### INFORMATION GIVEN
= = =

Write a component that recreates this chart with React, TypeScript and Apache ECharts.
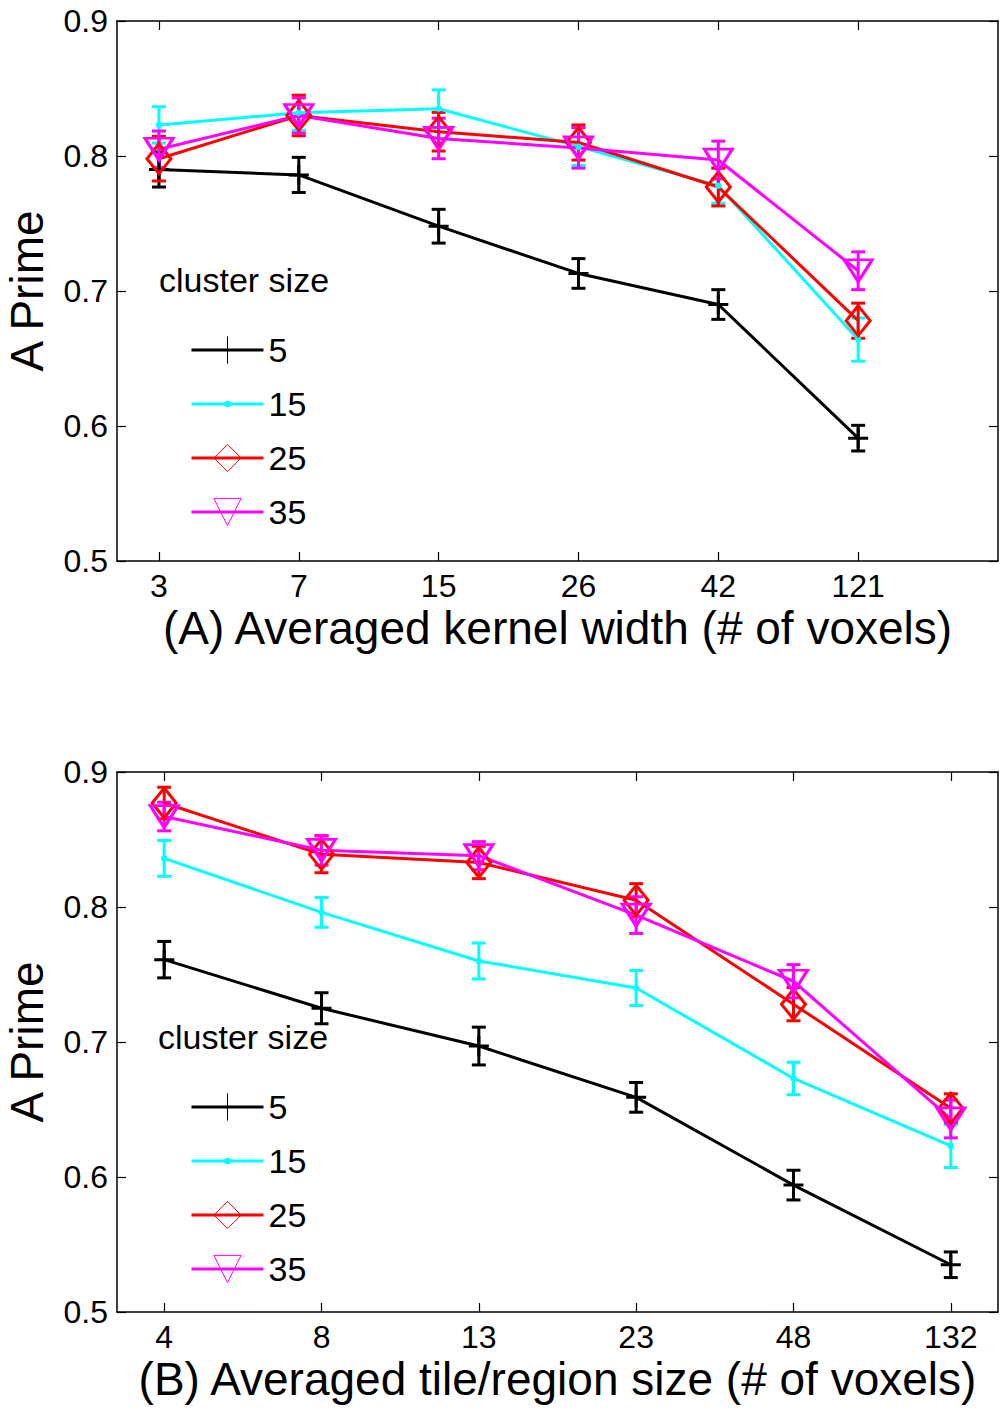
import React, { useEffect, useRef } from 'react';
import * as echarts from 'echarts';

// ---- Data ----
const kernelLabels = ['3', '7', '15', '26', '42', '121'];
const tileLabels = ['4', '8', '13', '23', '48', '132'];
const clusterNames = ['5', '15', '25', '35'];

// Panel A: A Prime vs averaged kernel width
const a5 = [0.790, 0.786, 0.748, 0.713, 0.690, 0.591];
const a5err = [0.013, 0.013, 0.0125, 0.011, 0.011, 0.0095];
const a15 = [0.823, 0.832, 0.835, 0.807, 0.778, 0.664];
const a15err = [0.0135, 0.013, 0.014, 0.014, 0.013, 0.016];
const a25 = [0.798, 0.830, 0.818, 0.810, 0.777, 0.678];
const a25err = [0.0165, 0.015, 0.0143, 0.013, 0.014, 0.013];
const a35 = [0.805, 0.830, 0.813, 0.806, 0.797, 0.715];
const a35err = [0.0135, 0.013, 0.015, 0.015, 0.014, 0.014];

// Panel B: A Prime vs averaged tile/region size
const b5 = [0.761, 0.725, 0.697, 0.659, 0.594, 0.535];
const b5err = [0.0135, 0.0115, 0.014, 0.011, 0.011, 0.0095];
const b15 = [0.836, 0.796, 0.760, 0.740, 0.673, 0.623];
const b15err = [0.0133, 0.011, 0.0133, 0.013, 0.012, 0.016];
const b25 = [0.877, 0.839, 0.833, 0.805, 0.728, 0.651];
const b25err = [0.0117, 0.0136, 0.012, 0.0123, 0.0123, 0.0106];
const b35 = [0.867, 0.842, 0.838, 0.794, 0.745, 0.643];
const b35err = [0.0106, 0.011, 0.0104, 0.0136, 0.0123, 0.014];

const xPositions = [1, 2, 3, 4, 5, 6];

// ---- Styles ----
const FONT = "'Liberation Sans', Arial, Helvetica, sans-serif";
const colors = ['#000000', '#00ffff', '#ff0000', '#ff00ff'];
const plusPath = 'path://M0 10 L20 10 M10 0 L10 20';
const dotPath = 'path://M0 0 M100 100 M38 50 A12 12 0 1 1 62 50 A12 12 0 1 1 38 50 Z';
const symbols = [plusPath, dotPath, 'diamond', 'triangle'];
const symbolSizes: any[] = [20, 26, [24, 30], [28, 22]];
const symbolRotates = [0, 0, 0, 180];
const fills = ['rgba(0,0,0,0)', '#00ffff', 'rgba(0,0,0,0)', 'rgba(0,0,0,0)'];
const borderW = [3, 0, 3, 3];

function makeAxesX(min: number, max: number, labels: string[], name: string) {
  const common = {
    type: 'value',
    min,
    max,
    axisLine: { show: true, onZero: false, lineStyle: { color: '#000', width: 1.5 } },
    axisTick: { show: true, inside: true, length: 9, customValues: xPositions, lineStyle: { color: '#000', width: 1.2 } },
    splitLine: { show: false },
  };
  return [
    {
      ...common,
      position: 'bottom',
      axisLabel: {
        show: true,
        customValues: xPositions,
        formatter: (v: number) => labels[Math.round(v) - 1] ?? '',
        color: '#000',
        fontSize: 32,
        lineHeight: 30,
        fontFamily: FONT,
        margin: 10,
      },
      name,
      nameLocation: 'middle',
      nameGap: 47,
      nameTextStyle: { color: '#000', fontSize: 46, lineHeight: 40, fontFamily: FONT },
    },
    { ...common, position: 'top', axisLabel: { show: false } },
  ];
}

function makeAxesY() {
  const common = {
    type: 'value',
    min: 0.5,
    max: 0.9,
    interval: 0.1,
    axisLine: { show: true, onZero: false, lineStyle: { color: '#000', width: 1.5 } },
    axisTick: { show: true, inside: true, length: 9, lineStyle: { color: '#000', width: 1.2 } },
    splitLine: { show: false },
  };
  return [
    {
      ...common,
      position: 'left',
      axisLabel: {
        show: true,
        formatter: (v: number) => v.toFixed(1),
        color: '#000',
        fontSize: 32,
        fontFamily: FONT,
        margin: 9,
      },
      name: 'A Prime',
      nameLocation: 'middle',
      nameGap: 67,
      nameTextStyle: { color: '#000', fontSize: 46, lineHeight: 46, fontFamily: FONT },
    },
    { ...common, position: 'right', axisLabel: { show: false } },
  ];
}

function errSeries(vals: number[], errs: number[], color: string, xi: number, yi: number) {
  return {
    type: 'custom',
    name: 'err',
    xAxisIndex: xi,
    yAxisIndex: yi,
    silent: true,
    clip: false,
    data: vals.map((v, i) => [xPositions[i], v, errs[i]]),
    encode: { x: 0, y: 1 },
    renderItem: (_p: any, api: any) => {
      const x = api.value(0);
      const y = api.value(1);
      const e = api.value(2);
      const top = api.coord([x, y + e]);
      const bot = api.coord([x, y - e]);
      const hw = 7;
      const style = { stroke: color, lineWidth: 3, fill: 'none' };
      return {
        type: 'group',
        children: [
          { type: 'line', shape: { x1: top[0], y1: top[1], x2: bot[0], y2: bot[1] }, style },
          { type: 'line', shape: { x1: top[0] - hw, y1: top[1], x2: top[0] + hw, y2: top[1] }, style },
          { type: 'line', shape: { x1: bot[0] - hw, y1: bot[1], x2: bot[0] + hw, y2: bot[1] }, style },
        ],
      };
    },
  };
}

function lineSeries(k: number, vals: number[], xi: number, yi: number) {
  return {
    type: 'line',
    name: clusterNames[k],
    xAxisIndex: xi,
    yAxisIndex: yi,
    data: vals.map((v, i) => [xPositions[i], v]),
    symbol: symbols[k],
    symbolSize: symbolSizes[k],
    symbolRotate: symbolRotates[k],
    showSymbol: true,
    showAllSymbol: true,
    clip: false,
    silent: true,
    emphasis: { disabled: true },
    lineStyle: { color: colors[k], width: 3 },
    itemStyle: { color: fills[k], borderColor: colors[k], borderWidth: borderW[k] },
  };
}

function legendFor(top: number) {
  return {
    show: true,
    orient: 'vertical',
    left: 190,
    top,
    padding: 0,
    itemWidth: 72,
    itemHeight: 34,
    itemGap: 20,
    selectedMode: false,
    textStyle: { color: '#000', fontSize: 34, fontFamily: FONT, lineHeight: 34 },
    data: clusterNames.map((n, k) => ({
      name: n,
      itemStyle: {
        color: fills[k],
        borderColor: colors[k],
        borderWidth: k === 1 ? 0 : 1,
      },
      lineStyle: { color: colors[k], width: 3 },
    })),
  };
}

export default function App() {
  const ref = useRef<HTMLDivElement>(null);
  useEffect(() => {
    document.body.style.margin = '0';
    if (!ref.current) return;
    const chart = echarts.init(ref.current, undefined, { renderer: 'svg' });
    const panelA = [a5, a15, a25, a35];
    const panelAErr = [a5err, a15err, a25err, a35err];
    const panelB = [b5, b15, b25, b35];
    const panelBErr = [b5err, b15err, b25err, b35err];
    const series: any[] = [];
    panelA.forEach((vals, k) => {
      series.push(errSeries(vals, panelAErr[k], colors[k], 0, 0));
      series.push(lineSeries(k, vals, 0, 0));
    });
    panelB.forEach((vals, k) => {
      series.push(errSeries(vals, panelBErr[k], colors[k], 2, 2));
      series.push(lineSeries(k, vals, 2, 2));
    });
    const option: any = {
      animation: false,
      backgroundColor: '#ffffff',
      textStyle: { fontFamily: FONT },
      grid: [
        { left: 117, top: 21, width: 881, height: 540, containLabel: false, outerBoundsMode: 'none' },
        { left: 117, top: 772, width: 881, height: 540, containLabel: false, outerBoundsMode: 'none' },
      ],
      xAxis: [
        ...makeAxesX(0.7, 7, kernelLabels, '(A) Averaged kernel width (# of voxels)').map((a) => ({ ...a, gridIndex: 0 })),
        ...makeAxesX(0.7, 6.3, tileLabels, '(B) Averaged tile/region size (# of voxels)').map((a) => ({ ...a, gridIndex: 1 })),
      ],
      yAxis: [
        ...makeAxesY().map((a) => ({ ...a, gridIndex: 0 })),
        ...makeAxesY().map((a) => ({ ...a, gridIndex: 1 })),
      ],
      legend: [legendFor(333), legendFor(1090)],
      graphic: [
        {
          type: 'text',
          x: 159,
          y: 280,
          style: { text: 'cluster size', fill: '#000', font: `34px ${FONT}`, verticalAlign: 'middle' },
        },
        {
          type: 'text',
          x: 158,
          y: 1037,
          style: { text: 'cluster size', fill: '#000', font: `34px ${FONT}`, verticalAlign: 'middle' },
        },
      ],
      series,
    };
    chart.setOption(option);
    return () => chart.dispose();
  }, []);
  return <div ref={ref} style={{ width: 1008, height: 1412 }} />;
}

= = =

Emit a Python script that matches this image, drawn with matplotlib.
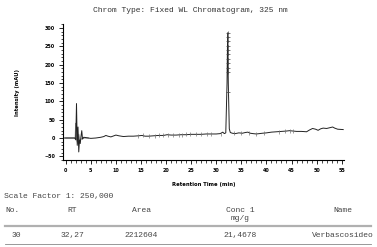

= = =

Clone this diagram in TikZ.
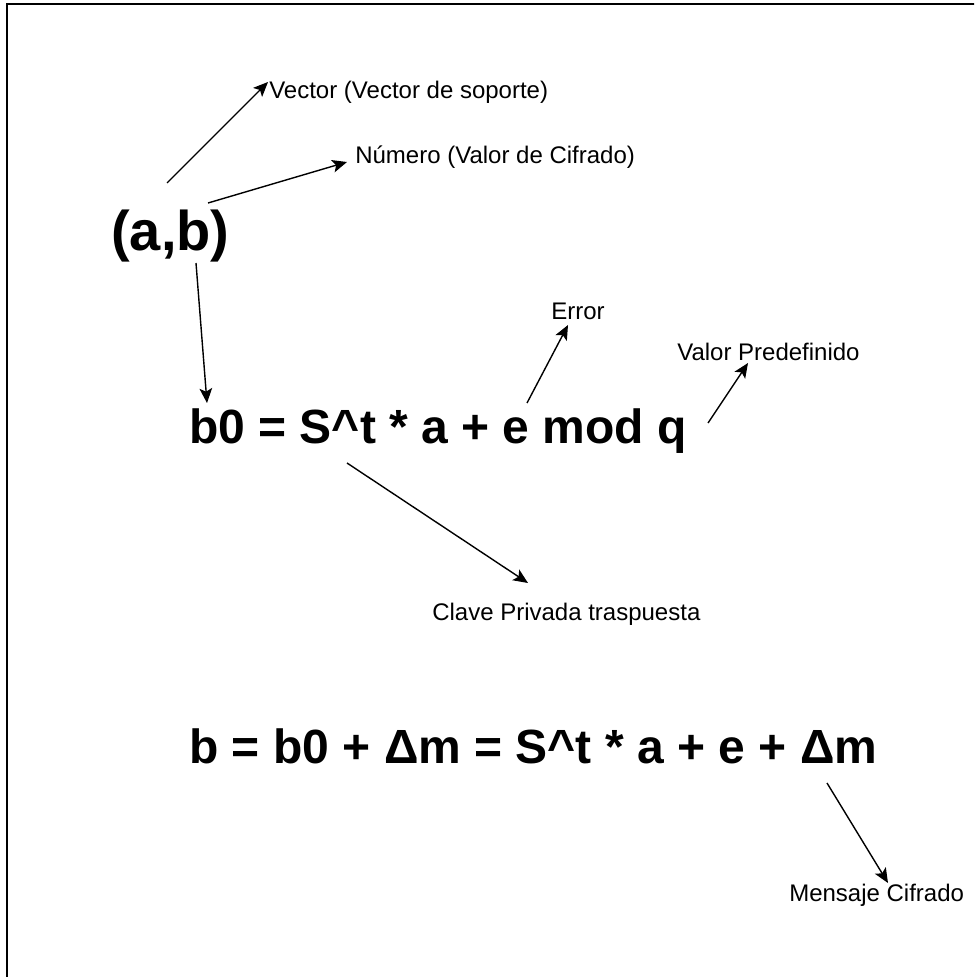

= = =

Skip all pictures. Retype exactly the span whose first line is the one with "Write a component" and whose last line is the one with "import * as echarts from 'echarts';".

Write a component that recreates this chart with React, TypeScript and Apache ECharts.
import React, { useEffect, useRef } from 'react';
import * as echarts from 'echarts';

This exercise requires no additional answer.